Chief Executive Officer of the Chamber of Independent Power Producers, Distributors and Bulk Consumers (CIPDiB) – a lobby body for the IPPs – Elikplim Kwabla Apetorgbor bemoaned that its members have made countless sacrifices which they can no longer continue.

“Basically, we are saying that we lack the resources to continue generation beyond 30th June, and we gave them [Finance Ministry] up to March. We didn’t hear from them, but the fact is beyond June we just don’t have the resources to continue supplying,” he said.

Meanwhile, the IPPs have rejected any form of debt restructuring.

Commenting on this development, Executive Director at the Institute for Energy Security (IES), Nana Amoasi VII, asserted that should the IPPs do as they have threatened – with government also seen as not acting – it will cause some reputational damage to the country

“It will go to show government’s inability or poor handling of the power sector; that they are unable to avert a power-crisis should the situation result in a full-blown power crisis,” he said.
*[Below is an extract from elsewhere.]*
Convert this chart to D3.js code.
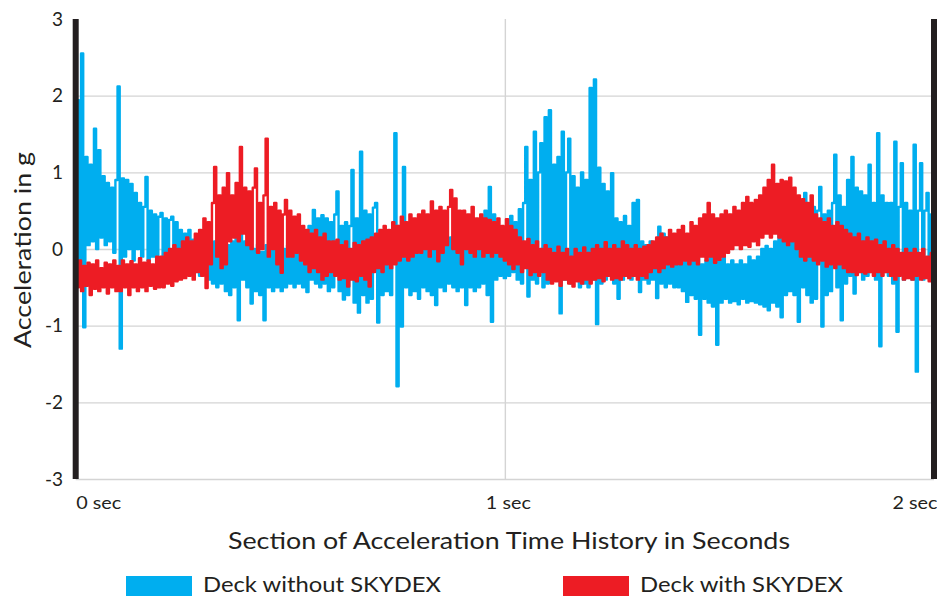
<!DOCTYPE html>
<html>
<head>
<meta charset="utf-8">
<script src="https://cdn.jsdelivr.net/npm/d3@7/dist/d3.min.js"></script>
<style>
  body { margin: 0; background: #fff; }
  svg { display: block; }
  text { font-family: Lato, "Open Sans", sans-serif; fill: #231f20; }
</style>
</head>
<body>
<svg id="chart" width="937" height="597"></svg>
<script>
// ---- data (acceleration in g, sampled every 0.005 s from 0 to 2 s) ----
const sampleStep = 0.005;
const seriesNames = ["Deck without SKYDEX", "Deck with SKYDEX"];
const yTickValues = [-3, -2, -1, 0, 1, 2, 3];
const xTickValues = [0, 1, 2];
const xTickLabels = ["0 sec", "1 sec", "2 sec"];

const deckWithout = [
  1.25,1.94,-0.25,2.55,-1.02,1.2,0.05,1.1,0.1,1.57,0.0,1.29,0.15,0.95,0.05,0.86,0.1,0.8,-0.05,0.9,
  2.12,-1.3,0.92,-0.1,0.9,0.0,0.85,-0.15,0.73,0.0,0.6,-0.1,0.55,0.94,-0.15,0.5,-0.1,0.45,-0.2,0.42,
  0.47,-0.15,0.4,-0.1,0.38,0.42,-0.2,0.35,-0.15,0.25,-0.2,0.2,-0.25,0.25,-0.2,0.12,-0.3,0.1,-0.35,0.05,
  -0.3,0.1,-0.4,0.05,-0.45,0.1,-0.5,0.0,-0.45,0.1,-0.55,0.05,-0.6,0.1,-0.5,0.2,-0.93,0.37,-0.4,0.1,
  -0.5,0.05,-0.71,0.0,-0.55,0.06,-0.6,-0.04,-0.93,0.05,-0.5,0.0,-0.55,0.05,-0.5,-0.05,-0.55,0.0,-0.5,0.05,
  -0.45,0.0,-0.5,0.03,-0.45,0.05,-0.5,0.1,-0.56,0.3,-0.4,0.51,-0.45,0.4,-0.5,0.44,-0.45,0.4,-0.55,0.35,
  -0.5,0.45,0.75,-0.55,0.3,-0.66,0.35,-0.6,0.3,1.03,-0.7,0.4,-0.83,1.27,-0.6,0.5,-0.7,0.45,-0.65,0.54,
  0.6,-0.96,0.2,-0.6,0.18,-0.55,0.2,-0.6,0.3,1.51,-1.79,0.3,-1.01,1.07,-0.5,0.1,-0.6,0.0,-0.55,0.05,
  -0.65,0.1,-0.5,0.05,-0.55,0.1,-0.6,0.0,-0.73,0.1,-0.5,0.15,-0.55,0.1,-0.45,0.15,-0.5,0.1,-0.55,0.05,
  -0.5,0.1,-0.73,0.05,-0.5,0.1,-0.55,0.0,-0.5,0.4,-0.45,0.5,-0.6,0.81,-0.95,0.45,-0.4,0.0,-0.35,-0.05,
  -0.38,0.0,-0.35,0.43,-0.3,0.35,-0.4,0.52,-0.45,0.6,1.33,-0.62,0.9,-0.4,1.53,-0.45,1.0,1.38,-0.5,1.72,
  -0.45,1.81,-0.35,1.1,-0.4,1.2,-0.84,1.53,-0.4,1.0,1.44,-0.45,0.95,-0.4,0.8,-0.5,1.0,-0.45,0.9,-0.5,
  2.1,-0.4,2.21,-0.98,1.06,-0.45,0.85,-0.4,0.75,-0.35,0.99,-0.45,0.4,-0.65,0.35,-0.4,0.43,-0.35,0.3,-0.4,
  0.6,-0.35,0.64,-0.56,0.1,-0.4,0.05,-0.45,0.1,-0.4,0.05,-0.64,0.29,-0.45,0.2,-0.5,0.15,-0.45,0.1,-0.5,
  0.05,-0.5,0.0,-0.55,-0.05,-0.69,-0.1,-0.6,-0.15,-0.65,-0.1,-1.12,-0.2,-0.65,-0.15,-0.7,-0.1,-0.75,0.03,-1.25,
  -0.15,-0.7,-0.1,-0.65,-0.2,-0.7,-0.15,-0.68,-0.2,-0.72,-0.15,-0.65,-0.2,-0.7,-0.1,-0.68,-0.15,-0.7,-0.1,-0.72,
  0.0,-0.75,0.04,-0.8,0.0,-0.7,0.1,-0.75,0.3,-0.89,0.25,-0.6,0.1,-0.55,0.2,-0.6,0.3,-0.95,0.35,-0.5,
  0.73,-0.6,0.5,-0.7,0.55,-0.65,0.5,0.81,-1.01,0.45,-0.6,0.5,-0.55,0.6,1.23,-0.5,0.7,-0.93,0.55,-0.45,
  0.9,-0.35,1.2,-0.58,0.8,-0.3,0.75,-0.4,0.7,-0.35,1.1,-0.3,0.6,-0.4,1.51,-1.27,0.7,-0.3,0.6,-0.35,
  0.6,-0.45,1.4,-1.08,0.55,1.12,-0.4,0.6,-0.35,0.5,-0.4,1.36,-1.6,0.5,1.12,-0.4,0.5,0.73,-0.3,0.45,
  -0.2
];

const deckWith = [
  -0.2,-0.5,-0.15,-0.55,-0.22,-0.48,-0.18,-0.6,-0.2,-0.52,-0.15,-0.55,-0.25,-0.5,-0.18,-0.58,-0.2,-0.5,-0.15,-0.55,
  -0.22,-0.55,-0.15,-0.5,-0.2,-0.6,-0.16,-0.5,-0.2,-0.55,-0.12,-0.5,-0.18,-0.55,-0.15,-0.48,-0.2,-0.52,-0.1,-0.5,
  -0.1,-0.5,-0.05,-0.45,0.0,-0.48,0.05,-0.42,0.0,-0.4,0.1,-0.38,0.15,-0.35,0.1,-0.4,0.2,-0.3,0.25,-0.35,
  0.4,-0.51,0.35,-0.2,0.6,1.07,-0.1,0.7,-0.25,0.8,-0.2,0.99,0.1,0.7,0.15,0.86,0.1,1.33,0.2,0.8,
  0.05,0.75,0.0,0.8,1.05,-0.05,0.6,0.0,0.7,1.44,-0.1,0.55,0.0,0.6,-0.2,0.5,-0.31,0.45,0.64,-0.1,
  0.5,-0.1,0.42,-0.05,0.45,-0.15,0.3,-0.2,0.25,-0.3,0.2,-0.25,0.25,-0.3,0.15,-0.4,0.2,-0.35,0.1,-0.3,
  0.1,-0.35,0.12,-0.4,0.05,-0.38,0.1,-0.49,0.0,-0.4,0.08,-0.42,0.05,-0.35,0.1,-0.4,0.12,-0.49,0.15,-0.3,
  0.2,-0.25,0.25,-0.3,0.3,-0.2,0.25,-0.25,0.35,-0.2,0.3,-0.15,0.42,-0.1,0.35,-0.15,0.45,-0.1,0.4,-0.05,
  0.45,-0.05,0.5,0.0,0.45,-0.1,0.62,0.0,0.5,-0.16,0.55,-0.05,0.5,0.05,0.55,0.77,0.0,0.66,-0.05,0.5,
  -0.2,0.5,0.0,0.45,-0.05,0.55,-0.1,0.4,0.0,0.45,-0.1,0.4,-0.05,0.38,-0.1,0.35,-0.05,0.4,-0.1,0.3,
  -0.15,0.39,-0.2,0.3,-0.26,0.25,-0.2,0.15,-0.3,0.1,-0.25,0.13,-0.34,0.05,-0.3,0.1,-0.35,0.0,-0.3,0.05,
  -0.4,0.0,-0.45,-0.05,-0.42,0.03,-0.48,-0.05,-0.4,0.0,-0.45,-0.1,-0.49,0.0,-0.42,-0.05,-0.45,0.02,-0.4,-0.05,
  -0.45,0.0,-0.4,0.05,-0.38,0.0,-0.42,0.09,-0.35,0.0,-0.4,0.05,-0.38,0.0,-0.4,0.1,-0.35,0.05,-0.38,0.0,
  -0.35,0.05,-0.4,0.0,-0.35,0.03,-0.38,0.05,-0.3,0.1,-0.25,0.15,-0.3,0.2,-0.25,0.15,-0.2,0.25,-0.23,0.2,
  -0.2,0.25,-0.2,0.3,-0.15,0.2,-0.2,0.35,-0.15,0.3,-0.2,0.4,-0.1,0.45,-0.15,0.6,-0.1,0.45,-0.18,0.4,
  -0.14,0.45,-0.1,0.5,-0.05,0.45,0.0,0.55,0.05,0.5,0.0,0.6,0.05,0.68,0.03,0.6,0.1,0.64,0.05,0.7,
  0.15,0.8,0.2,0.9,0.15,1.1,0.2,0.85,0.15,0.9,0.1,0.88,0.05,0.93,0.1,0.8,0.0,0.7,-0.1,0.65,
  -0.15,0.6,-0.1,0.7,-0.15,0.45,-0.2,0.4,-0.15,0.35,-0.23,0.4,-0.2,0.3,-0.25,0.35,-0.2,0.3,-0.25,0.25,
  -0.3,0.2,-0.3,0.15,-0.34,0.2,-0.3,0.1,-0.32,0.15,-0.3,0.1,-0.35,0.12,-0.3,0.05,-0.35,0.1,-0.3,0.0,
  -0.35,0.05,-0.4,0.0,-0.35,-0.05,-0.4,0.0,-0.38,-0.05,-0.4,0.0,-0.35,-0.05,-0.4,0.0,-0.38,-0.1,-0.42,-0.05,
  -0.3
];

// ---- layout ----
const colors = ["#00aeef", "#ed1c24"];
const svg = d3.select("#chart");
const x = d3.scaleLinear().domain([0, 2]).range([75.7, 934]);
const y = d3.scaleLinear().domain([-3, 3]).range([479, 19]);

// horizontal gridlines (no line at the top value)
svg.append("g")
  .attr("transform", `translate(${x(0)},0)`)
  .call(d3.axisRight(y).tickValues(yTickValues.filter(v => v < 3)).tickSize(x(2) - x(0)).tickFormat(""))
  .call(g => g.select(".domain").remove())
  .call(g => g.selectAll("line").attr("stroke", "#d4d4d4").attr("stroke-width", 1.4));

// vertical gridline at 1 sec
svg.append("g")
  .attr("transform", `translate(0,${y(3)})`)
  .call(d3.axisBottom(x).tickValues([1]).tickSize(y(-3) - y(3)).tickFormat(""))
  .call(g => g.select(".domain").remove())
  .call(g => g.selectAll("line").attr("stroke", "#d4d4d4").attr("stroke-width", 1.4));

// series (dense signal: drawn as a step trace so that the oscillations fill in)
const line = d3.line()
  .x((d, i) => x(i * sampleStep))
  .y(d => y(d))
  .curve(d3.curveStep);

[deckWithout, deckWith].forEach((vals, k) => {
  svg.append("path")
    .datum(vals)
    .attr("d", line)
    .attr("fill", "none")
    .attr("stroke", colors[k])
    .attr("stroke-width", 2.4)
    .attr("stroke-linejoin", "round")
    .attr("stroke-linecap", "round");
});

// black boundary bars at 0 s and 2 s
svg.selectAll("rect.bar")
  .data([0, 2])
  .join("rect")
  .attr("class", "bar")
  .attr("x", d => x(d) - 3)
  .attr("y", y(3))
  .attr("width", 6)
  .attr("height", y(-3) - y(3))
  .attr("fill", "#231f20");

// y tick labels
svg.append("g")
  .attr("transform", `translate(63,0)`)
  .call(d3.axisLeft(y).tickValues(yTickValues).tickSize(0).tickPadding(0).tickFormat(d => String(d)))
  .call(g => g.select(".domain").remove())
  .call(g => g.selectAll("text")
    .attr("font-size", 19)
    .attr("font-family", "Lato, sans-serif")
    .attr("fill", "#231f20"));

// x tick labels
const xAxisG = svg.append("g")
  .attr("transform", `translate(0,${y(-3)})`)
  .call(d3.axisBottom(x).tickValues(xTickValues).tickSize(0).tickPadding(0)
    .tickFormat((d, i) => xTickLabels[i]))
  .call(g => g.select(".domain").remove());
xAxisG.selectAll("text")
  .attr("font-size", 18)
  .attr("font-family", "Lato, sans-serif")
  .attr("fill", "#231f20")
  .attr("dy", null)
  .attr("y", 30)
  .attr("textLength", 45)
  .attr("lengthAdjust", "spacingAndGlyphs")
  .attr("text-anchor", (d, i) => i === 0 ? "start" : (i === xTickValues.length - 1 ? "end" : "middle"))
  .attr("x", (d, i) => i === 0 ? 0 : 3);

// axis titles
svg.append("text")
  .attr("x", 228).attr("y", 549)
  .attr("font-size", 24)
  .attr("textLength", 562).attr("lengthAdjust", "spacingAndGlyphs")
  .text("Section of Acceleration Time History in Seconds");

svg.append("text")
  .attr("transform", "translate(31,348) rotate(-90)")
  .attr("font-size", 24)
  .attr("textLength", 196).attr("lengthAdjust", "spacingAndGlyphs")
  .text("Acceleration in g");

// legend
const legendItems = [
  { name: seriesNames[0], color: colors[0], rx: 126, tx: 203, tw: 238 },
  { name: seriesNames[1], color: colors[1], rx: 563, tx: 640, tw: 203 }
];
const lg = svg.append("g");
legendItems.forEach(it => {
  lg.append("rect").attr("x", it.rx).attr("y", 576).attr("width", 66).attr("height", 20).attr("fill", it.color);
  lg.append("text").attr("x", it.tx).attr("y", 592).attr("font-size", 22)
    .attr("textLength", it.tw).attr("lengthAdjust", "spacingAndGlyphs")
    .text(it.name);
});
</script>
</body>
</html>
He added that the current situation creates an opportunity for IPPs to easily resort to such a path at any point they have a debt repayment issue with government – noting it has now become a common thing for them to do in recent times.

Furthermore, the energy expert insisted that amid other security implications it will also deepen the losses being made by Ghana Grid Company Limited (GRIDCo), Electricity Company of Ghana as well as Northern Electricity Distribution Company (NEDCo), and other resulting economic consequences due to the effect on business operations.

Nana Amoasi VII also told B&FT that in the near-future this development could also make it difficult to convince other IPPs to support the country, dampening the chances of investors financing domestic power plants.